En visitant la galerie tôt le matin, il avait remarqué qu’une échelle avait été laissée dans la rue par des ouvriers travaillant à des travaux de rénovation. Il a utilisé cette échelle pour accéder à une fenêtre non verrouillée dans les toilettes pour hommes. Le timing était parfait, puisque le système d’alarme était éteint tous les matins à l’arrivée du personnel de nettoyage.
Un rebondissement inhabituel
Mais ce n’est pas tout. En 2012, le gouvernement britannique a révélé un rebondissement dans le vol du tableau de Goya. Les Archives nationales ont rendu public un dossier contenant les aveux de John Bunton, le fils de M. Bunton, datant de 1969. C’est lui qui est le véritable coupable. Le jeune Bunton avait déjà été arrêté et ses empreintes digitales avaient été relevées pour un délit mineur. Craignant que la police ne dispose de ses empreintes pour le vol de Goya (ce qui n’était pas le cas), John a admis que c’était lui, et non son père, qui avait commis le crime.
Ce scénario était logique pour la police : sa jeunesse et son agilité faisaient de lui un candidat plus apte à entrer et sortir du bâtiment par une fenêtre que son père, âgé et de forte corpulence.
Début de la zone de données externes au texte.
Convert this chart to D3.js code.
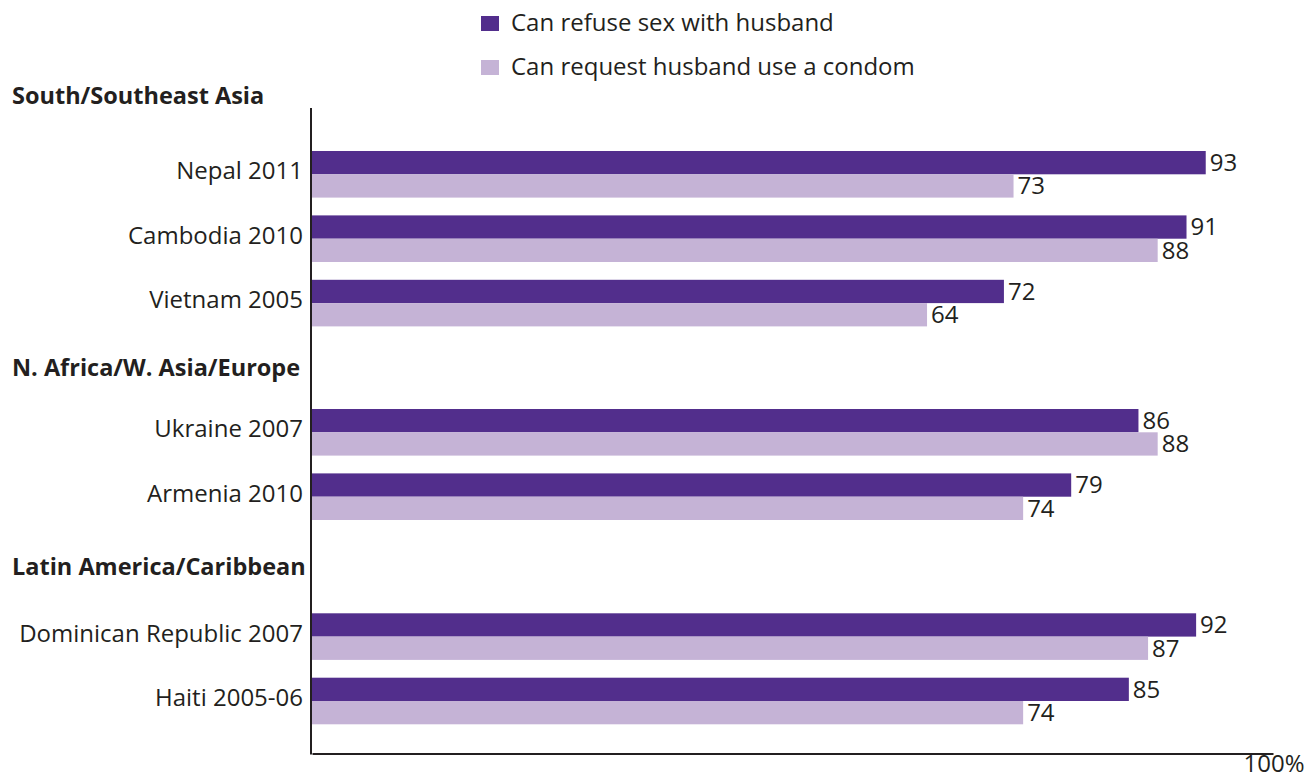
<html>
<head>
<script src="https://d3js.org/d3.v7.min.js"></script>
<style>
  body { margin: 0; background: #fff; }
  text { font-family: "Open Sans", sans-serif; fill: #231f20; }
  .label { font-size: 24px; }
  .header { font-size: 23.5px; font-weight: bold; }
</style>
</head>
<body>
<svg id="chart" width="1310" height="778"></svg>
<script>
const groups = ['South/Southeast Asia', 'N. Africa/W. Asia/Europe', 'Latin America/Caribbean'];
const countries = ['Nepal 2011', 'Cambodia 2010', 'Vietnam 2005', 'Ukraine 2007', 'Armenia 2010', 'Dominican Republic 2007', 'Haiti 2005-06'];
const countryGroup = [0, 0, 0, 1, 1, 2, 2];
const refuseSex = [93, 91, 72, 86, 79, 92, 85];
const requestCondom = [73, 88, 64, 88, 74, 87, 74];
const seriesNames = ['Can refuse sex with husband', 'Can request husband use a condom'];
const seriesColors = ['#522e8c', '#c5b3d6'];

const svg = d3.select('svg#chart');

// extra space that each group header takes
const groupOffset = [0, 64.8, 140.3];
const step = 64.4;
const pad = 1 - 46.6 / step;

const x = d3.scaleLinear().domain([0, 100]).range([312, 1273]);
const y = d3.scaleBand().domain(countries)
  .range([151, 151 + step * (countries.length - pad)])
  .paddingInner(pad).paddingOuter(0);
const sub = d3.scaleBand().domain([0, 1]).range([0, y.bandwidth()]);

const rows = countries.map((c, i) => ({
  name: c,
  group: countryGroup[i],
  values: [refuseSex[i], requestCondom[i]],
  top: y(c) + groupOffset[countryGroup[i]]
}));

// bars
rows.forEach(r => {
  r.values.forEach((v, j) => {
    svg.append('rect')
      .attr('x', x(0))
      .attr('y', r.top + sub(j))
      .attr('width', x(v) - x(0))
      .attr('height', sub.bandwidth())
      .attr('fill', seriesColors[j]);
    svg.append('text')
      .attr('class', 'label')
      .attr('x', x(v) + 4)
      .attr('y', r.top + sub(j) + sub.bandwidth() / 2)
      .attr('dy', '0.35em')
      .text(v);
  });
  svg.append('text')
    .attr('class', 'label')
    .attr('x', 303)
    .attr('y', r.top + sub(1) + 5)
    .attr('text-anchor', 'end')
    .text(r.name);
});

// group headers
groups.forEach((g, gi) => {
  const first = rows.find(r => r.group === gi);
  const prev = rows.filter(r => r.group === gi - 1);
  let cy;
  if (prev.length) {
    const last = prev[prev.length - 1];
    cy = (last.top + y.bandwidth() + first.top) / 2;
  } else {
    cy = first.top - 55;
  }
  svg.append('text')
    .attr('class', 'header')
    .attr('x', 12)
    .attr('y', cy)
    .attr('dy', '0.36em')
    .text(g);
});

// axes
svg.append('line')
  .attr('x1', 311).attr('x2', 311)
  .attr('y1', 108).attr('y2', 754.5)
  .attr('stroke', '#231f20').attr('stroke-width', 2);

const xAxis = d3.axisBottom(x)
  .tickValues([100])
  .tickSize(0)
  .tickSizeOuter(0)
  .tickPadding(1)
  .tickFormat(d => d + '%');

const ax = svg.append('g')
  .attr('transform', 'translate(0,753.5)')
  .call(xAxis);
ax.select('.domain').attr('stroke', '#231f20').attr('stroke-width', 2);
ax.selectAll('text')
  .attr('class', 'label')
  .attr('font-family', null)
  .attr('font-size', null)
  .attr('fill', '#231f20')
  .attr('text-anchor', 'end')
  .attr('dx', 31);

// legend
seriesNames.forEach((s, i) => {
  const ly = 16 + i * 44;
  svg.append('rect')
    .attr('x', 481).attr('y', ly)
    .attr('width', 18).attr('height', 15)
    .attr('fill', seriesColors[i]);
  svg.append('text')
    .attr('class', 'label')
    .attr('x', 511)
    .attr('y', ly + 15)
    .text(s);
});
</script>
</body>
</html>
John a révélé qu’il n’avait pas prémédité son geste, qu’il l’avait fait sur un coup de tête vers 5 h 50 du matin. Après cet aveu, il a été jugé trop compliqué et trop embarrassant de poursuivre le fils et d’accuser le père de parjure, de sorte que l’affaire enterrée pendant des décennies.
Le duc de Wellington est l’une des plus grandes figures militaires de l’histoire. Il a parcouru le monde, se livrant à des exploits dont l’éclat et la bravoure sont aujourd’hui légendaires. Le portrait de Goya le montre non seulement comme un chef adulé, mais aussi comme un être humain vulnérable et fatigué. Le tableau, dont il est le sujet, reste une œuvre renommée et profonde en soi.